(Work to be completed): Restate the lines word for word, from the first line of the records through the line containing "2.29, 2.76, 3.10, 3.38, 3.60, 3.74, 3.82, 3.87, 3.81, 3.85]". Leave out the pictures and anything after that line.

Collection entries:
::::::

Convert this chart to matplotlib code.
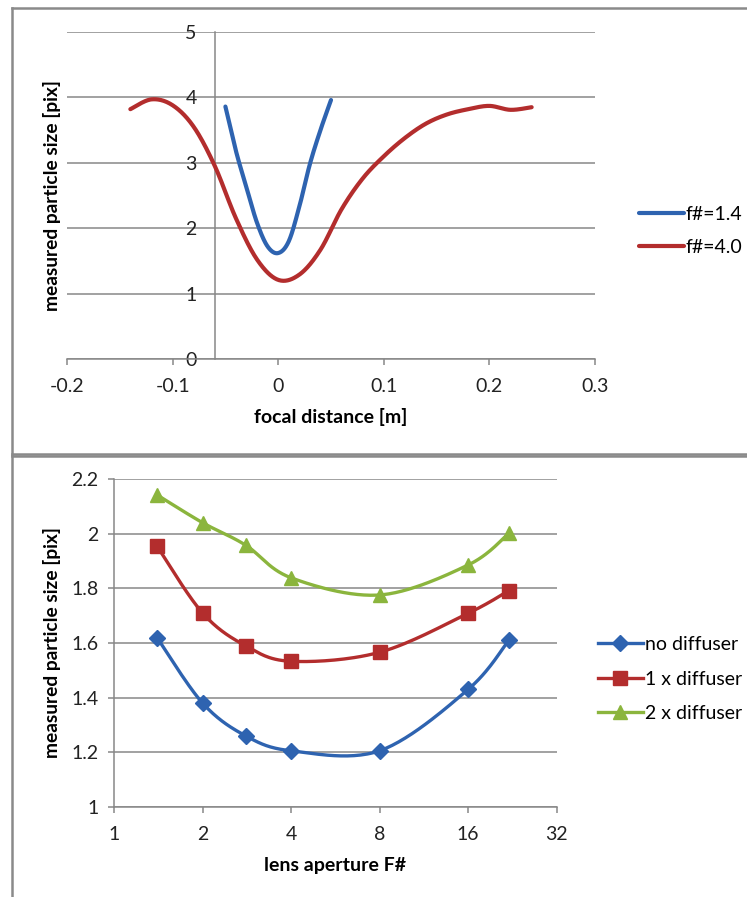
import numpy as np
import matplotlib
matplotlib.use("Agg")
import matplotlib.pyplot as plt
from matplotlib.lines import Line2D
from matplotlib.ticker import FixedLocator, FuncFormatter

plt.rcParams['font.family'] = ['Lato', 'DejaVu Sans']

# ---- focal sweep data ----
focal_f14 = [-0.05, -0.04, -0.03, -0.02, -0.01, 0.0, 0.01, 0.02, 0.03, 0.04, 0.05]
size_f14 = [3.86, 3.18, 2.62, 2.08, 1.72, 1.62, 1.80, 2.33, 2.98, 3.50, 3.96]

focal_f40 = [-0.14, -0.12, -0.10, -0.08, -0.06, -0.04, -0.02, 0.0, 0.02, 0.04,
             0.06, 0.08, 0.10, 0.12, 0.14, 0.16, 0.18, 0.20, 0.22, 0.24]
size_f40 = [3.82, 3.97, 3.88, 3.55, 2.95, 2.15, 1.52, 1.21, 1.29, 1.67,
            2.29, 2.76, 3.10, 3.38, 3.60, 3.74, 3.82, 3.87, 3.81, 3.85]

# ---- aperture sweep data ----
apertures = [1.4, 2, 2.8, 4, 8, 16, 22]
no_diffuser = [1.62, 1.38, 1.26, 1.205, 1.205, 1.43, 1.61]
one_diffuser = [1.955, 1.71, 1.59, 1.533, 1.566, 1.709, 1.792]
two_diffuser = [2.143, 2.041, 1.959, 1.839, 1.776, 1.886, 2.002]

BLUE = '#2E63B0'
RED = '#B32D2D'
GREEN = '#8BB53D'
GRID = '#878787'


def smooth(x, y, n=30):
    """Catmull-Rom style cubic Bezier smoothing through every point."""
    x = np.asarray(x, float)
    y = np.asarray(y, float)
    px = np.concatenate([[x[0]], x, [x[-1]]])
    py = np.concatenate([[y[0]], y, [y[-1]]])
    t = np.linspace(0, 1, n)[:, None]
    xs, ys = [], []
    for i in range(1, len(px) - 2):
        p0 = np.array([px[i], py[i]])
        p3 = np.array([px[i + 1], py[i + 1]])
        b1 = p0 + (p3 - np.array([px[i - 1], py[i - 1]])) / 6.0
        b2 = p3 - (np.array([px[i + 2], py[i + 2]]) - p0) / 6.0
        seg = ((1 - t) ** 3) * p0 + 3 * ((1 - t) ** 2) * t * b1 + 3 * (1 - t) * t ** 2 * b2 + t ** 3 * p3
        xs.append(seg[:, 0])
        ys.append(seg[:, 1])
    return np.concatenate(xs), np.concatenate(ys)


fig = plt.figure(figsize=(7.47, 8.97), dpi=100)
W, H = 747.0, 897.0


def fx(px):
    return px / W


def fy(py):
    return 1 - py / H


# chart frames
for line in [
    Line2D([fx(12), fx(747)], [fy(8.5), fy(8.5)]),
    Line2D([fx(12), fx(747)], [fy(453.5), fy(453.5)]),
    Line2D([fx(12), fx(747)], [fy(456), fy(456)]),
    Line2D([fx(12), fx(12)], [fy(8.5), fy(897)]),
]:
    line.set_color('#8a8a8a')
    line.set_linewidth(1.8)
    line.set_transform(fig.transFigure)
    fig.add_artist(line)

FS = 14
YLAB_FS = 13.8

# ---------------- top chart ----------------
ax1 = fig.add_axes([fx(67), fy(359), (595 - 67) / W, (359 - 32) / H])
ax1.set_xlim(-0.2, 0.3)
ax1.set_ylim(0, 5)
ax1.set_yticks([0, 1, 2, 3, 4, 5])
ax1.set_xticks([-0.2, -0.1, 0, 0.1, 0.2, 0.3])
ax1.xaxis.set_major_formatter(FuncFormatter(lambda v, p: f"{v:g}"))
ax1.grid(axis='y', color=GRID, linewidth=1.1)
ax1.set_axisbelow(True)
for s in ['top', 'right']:
    ax1.spines[s].set_visible(False)
ax1.spines['left'].set_position(('data', -0.06))
for s in ['left', 'bottom']:
    ax1.spines[s].set_color(GRID)
    ax1.spines[s].set_linewidth(1.1)
ax1.tick_params(axis='y', length=0, pad=13, labelsize=FS, colors='#222222')
ax1.tick_params(axis='x', length=4, width=1.1, color=GRID, pad=10, labelsize=FS,
                labelcolor='#222222', direction='out')

xs, ys = smooth(focal_f14, size_f14)
ax1.plot(xs, ys, color=BLUE, lw=3, solid_capstyle='round', label='f#=1.4', zorder=3)
xs, ys = smooth(focal_f40, size_f40)
ax1.plot(xs, ys, color=RED, lw=3, solid_capstyle='round', label='f#=4.0', zorder=3)

ax1.set_xlabel('focal distance [m]', fontsize=FS, fontweight='bold')
ax1.set_ylabel('measured particle size [pix]', fontsize=YLAB_FS, fontweight='bold')
ax1.xaxis.set_label_coords(0.5, (359 - 417) / 327.0)
ax1.xaxis.label.set_va('center')
ax1.yaxis.set_label_coords((52 - 67) / 528.0, 0.5)
ax1.yaxis.label.set_va('center')

ax1.legend(loc='center left', bbox_to_anchor=(fx(639), fy(231)),
           bbox_transform=fig.transFigure, frameon=False, fontsize=FS,
           handlelength=2.3, handletextpad=0.1, borderpad=0, borderaxespad=0,
           labelspacing=0.85)

# ---------------- bottom chart ----------------
ax2 = fig.add_axes([fx(114), fy(806.7), (556.7 - 114) / W, (806.7 - 479.3) / H])
ax2.set_xscale('log', base=2)
ax2.set_xlim(1, 32)
ax2.set_ylim(1, 2.2)
ax2.xaxis.set_major_locator(FixedLocator([1, 2, 4, 8, 16, 32]))
ax2.xaxis.set_minor_locator(FixedLocator([]))
ax2.xaxis.set_major_formatter(FuncFormatter(lambda v, p: f"{v:g}"))
ax2.set_yticks([1, 1.2, 1.4, 1.6, 1.8, 2.0, 2.2])
ax2.yaxis.set_major_formatter(FuncFormatter(lambda v, p: f"{v:g}"))
ax2.grid(axis='y', color=GRID, linewidth=1.1)
ax2.set_axisbelow(True)
for s in ['top', 'right']:
    ax2.spines[s].set_visible(False)
for s in ['left', 'bottom']:
    ax2.spines[s].set_color(GRID)
    ax2.spines[s].set_linewidth(1.1)
ax2.tick_params(axis='both', length=4, width=1.1, color=GRID, labelsize=FS,
                labelcolor='#222222', direction='out')
ax2.tick_params(axis='x', pad=10)
ax2.tick_params(axis='y', pad=7)

series = [
    (no_diffuser, BLUE, 'D', 8, 'no diffuser'),
    (one_diffuser, RED, 's', 10, '1 x diffuser'),
    (two_diffuser, GREEN, '^', 10, '2 x diffuser'),
]
handles = []
for vals, col, mk, ms, lab in series:
    lx, ly = smooth(np.log2(apertures), vals)
    ax2.plot(2 ** lx, ly, color=col, lw=2.4, zorder=3)
    ax2.plot(apertures, vals, linestyle='none', marker=mk, markersize=ms,
             color=col, zorder=4)
    handles.append(Line2D([], [], color=col, lw=2.4, marker=mk, markersize=ms, label=lab))

ax2.set_xlabel('lens aperture F#', fontsize=FS, fontweight='bold')
ax2.set_ylabel('measured particle size [pix]', fontsize=YLAB_FS, fontweight='bold')
ax2.xaxis.set_label_coords(0.5, (806.7 - 865) / 327.4)
ax2.xaxis.label.set_va('center')
ax2.yaxis.set_label_coords((52 - 114) / 442.7, 0.5)
ax2.yaxis.label.set_va('center')

ax2.legend(handles=handles, loc='center left', bbox_to_anchor=(fx(598), fy(679)),
           bbox_transform=fig.transFigure, frameon=False, fontsize=FS,
           handlelength=2.3, handletextpad=0.1, borderpad=0, borderaxespad=0,
           labelspacing=0.9, numpoints=1)

fig.savefig('out.png', dpi=100)
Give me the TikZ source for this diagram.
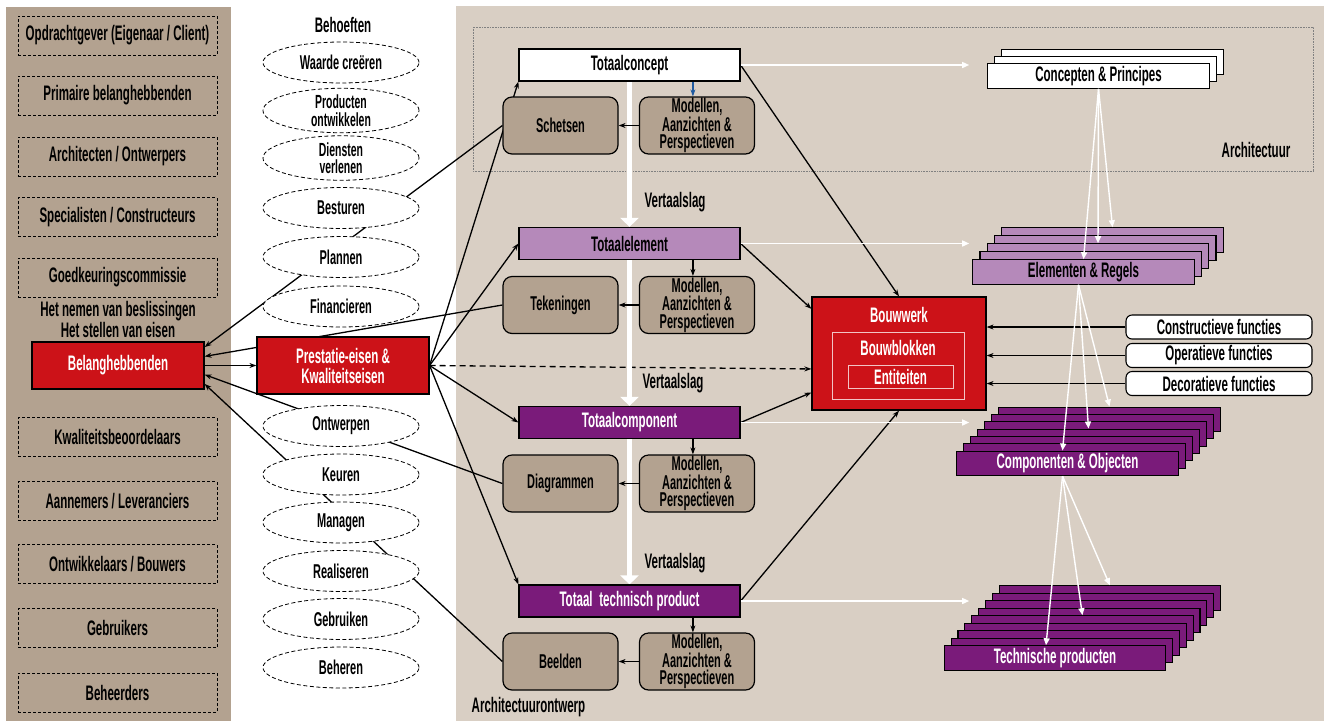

::::::

(Task result):
Convert this chart to matplotlib code.
import numpy as np
import matplotlib
matplotlib.use("Agg")
import matplotlib.pyplot as plt
from matplotlib.lines import Line2D
from matplotlib.ticker import FixedLocator, FuncFormatter

plt.rcParams['font.family'] = ['Lato', 'DejaVu Sans']

# ---- focal sweep data ----
focal_f14 = [-0.05, -0.04, -0.03, -0.02, -0.01, 0.0, 0.01, 0.02, 0.03, 0.04, 0.05]
size_f14 = [3.86, 3.18, 2.62, 2.08, 1.72, 1.62, 1.80, 2.33, 2.98, 3.50, 3.96]

focal_f40 = [-0.14, -0.12, -0.10, -0.08, -0.06, -0.04, -0.02, 0.0, 0.02, 0.04,
             0.06, 0.08, 0.10, 0.12, 0.14, 0.16, 0.18, 0.20, 0.22, 0.24]
size_f40 = [3.82, 3.97, 3.88, 3.55, 2.95, 2.15, 1.52, 1.21, 1.29, 1.67,
            2.29, 2.76, 3.10, 3.38, 3.60, 3.74, 3.82, 3.87, 3.81, 3.85]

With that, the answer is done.